The unchanging LACK shelf from IKEA. (ikea.com) |
Listen, I love IKEA as much as the next urban 25 to 35
year-old, but sometimes that modern-looking table or bookcase ends up looking
totally wrong when you get it home. Or, as is usually my experience, it works
with the look you set for apartment A, but by apartment C it just looks dumb.

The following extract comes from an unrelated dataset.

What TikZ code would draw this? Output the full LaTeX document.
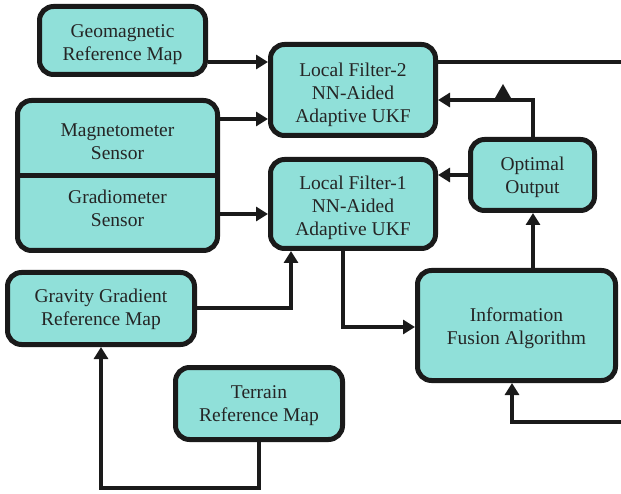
\documentclass[tikz,border=0pt]{standalone}
\usepackage{fontspec}
\setmainfont{Liberation Serif}
\usetikzlibrary{arrows.meta}
\definecolor{boxfill}{RGB}{144,224,217}
\definecolor{ink}{RGB}{26,26,26}
\newcommand{\shifted}[2]{\raisebox{-#1pt}[\height][\depth]{\begin{tabular}{@{}c@{}}#2\end{tabular}}}
\begin{document}
\begin{tikzpicture}[x=1pt,y=-1pt,
  box/.style={draw=ink, line width=5pt, fill=boxfill, rounded corners=14pt,
    align=center, inner sep=0pt, text=ink!95,
    font=\rmfamily\fontsize{19.5}{23}\selectfont},
  lbl/.style={align=center, inner sep=0pt, text=ink!95,
    font=\rmfamily\fontsize{19.5}{23}\selectfont},
  conn/.style={draw=ink, line width=4pt},
  arr/.style={conn, -{Triangle[length=12pt,width=14pt]}}]
\useasboundingbox (0,0) rectangle (621,494);

\node[box, minimum width=166pt, minimum height=68pt] (geo) at (122.5,40.5) {\shifted{4}{Geomagnetic\\Reference Map}};
\node[box, minimum width=165pt, minimum height=91pt] (lf2) at (353,90) {\shifted{5}{Local Filter-2\\NN-Aided\\Adaptive UKF}};
\node[box, minimum width=165pt, minimum height=89pt] (lf1) at (353,204) {\shifted{4}{Local Filter-1\\NN-Aided\\Adaptive UKF}};
\node[box, minimum width=200pt, minimum height=150pt] (sens) at (117.5,175.5) {};
\node[lbl] (mag) at (117.5,141.5) {Magnetometer\\Sensor};
\node[lbl] (grad) at (117.5,208.5) {Gradiometer\\Sensor};
\node[box, minimum width=124pt, minimum height=71pt] (opt) at (532.5,175) {\shifted{2}{Optimal\\Output}};
\node[box, minimum width=198pt, minimum height=110pt] (fus) at (516.5,325.5) {\shifted{3}{Information\\Fusion Algorithm}};
\node[box, minimum width=187pt, minimum height=72pt] (grav) at (101,308.5) {\shifted{0.5}{Gravity Gradient\\Reference Map}};
\node[box, minimum width=167pt, minimum height=72pt] (ter) at (259,403.5) {\shifted{2}{Terrain\\Reference Map}};

\coordinate (ydiv) at (0,176);
\draw[draw=ink, line width=5pt] (sens.west |- ydiv) -- (sens.east |- ydiv);

\coordinate (y62) at (0,62);
\coordinate (y119) at (0,119);
\coordinate (y214) at (0,214);
\coordinate (y100) at (0,100);
\coordinate (y327) at (0,327);
\coordinate (y308) at (0,308);
\coordinate (y488) at (0,488);
\coordinate (x533) at (533,0);
\coordinate (x343) at (343,0);
\coordinate (x291) at (291,0);
\coordinate (x259) at (259,0);
\coordinate (x512) at (512,0);
\coordinate (outR) at (621,62);
\coordinate (inR) at (621,422);

\draw[arr] (geo.east |- y62) -- (lf2.west |- y62);
\draw[conn] (lf2.east |- y62) -- (outR);
\draw[arr] (sens.east |- y119) -- (lf2.west |- y119);
\draw[arr] (sens.east |- y214) -- (lf1.west |- y214);
\draw[arr] (opt.north -| x533) |- (lf2.east |- y100);
\draw[arr] (opt.west) -- (lf1.east |- opt.west);
\draw[arr] (fus.north -| x533) -- (opt.south -| x533);
\draw[arr] (lf1.south -| x343) |- (fus.west |- y327);
\draw[arr] (grav.east |- y308) -| (lf1.south -| x291);
\draw[arr] (ter.south -| x259) |- (grav.south |- y488) -- (grav.south);
\draw[arr] (inR) -| (fus.south -| x512);

\fill[ink] (495,98) -- (503,84) -- (511,98) -- cycle;
\end{tikzpicture}
\end{document}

Thus, I have been carrying around this ugly black LACK shelf from Ikea for two
apartments.
Our new place needed a shelf, to hold my teddy bear
collection. Yes, I’m thirty and still I have a teddy bear collection. I have a
love of anything furry, and the bears I’ve kept—pared down from about five
dozen—all have special memories attached to them. But I acknowledge that they
can’t all sleep in bed with me anymore, so they need a place of honor where I can
admire them…and where I may occasionally grab one for a cuddle, if he’s looking
lonely.
This Better In An Hour post is so simple, I’m going to put
the photos in and use the captions to tell you the steps. My only warning to
you is this: think it through before you start. I had to restart this project
halfway through when I realized I grabbed the wrong stack of scrapbook paper
and, while still pretty, the shelf was no longer going to be on theme. The
trick to working quickly is READY – AIM – FIRE.
YOU WILL NEED:
Scrapbook paper
Modpodge or other gel medium (we used fancy acrylic gel
medium because it was laying around.)
An ugly shelf to cover over
A razor blade
Any embellishments you desire.
First step:sand the shelf with a coarse sandpaper. This step took 5 minutes. |
Realize you used the wrong paper, and tear it off frantically. Skip this 10-minute step. |
Finish laying down all the sheets and fold the edges down over the edge of the shelf. |
Et, voila! We have a lovely shelf for the bears to sit on, perfect in our folkart-y bedroom. Just a note: if you are indeed using an IKEA shelf (the LACK one), be sure to keep track of where the screw heads are; these screws, built into the underside of the shelf, are part of the bracket system. I glued the paper right over the top of ours, and Brian had to use a magnet to find them again.
So, if you take out the total muck-up I did with the wrong scrapbook paper, this project took a total of 42 minutes! (Note that I took an extra 5 minutes to put some green rickrack along the edge of my shelf.) And because we had our gel on hand, it only cost us about $9.00 in paper. And I never have to look at that hideous black veneer surface again. Win, win, win.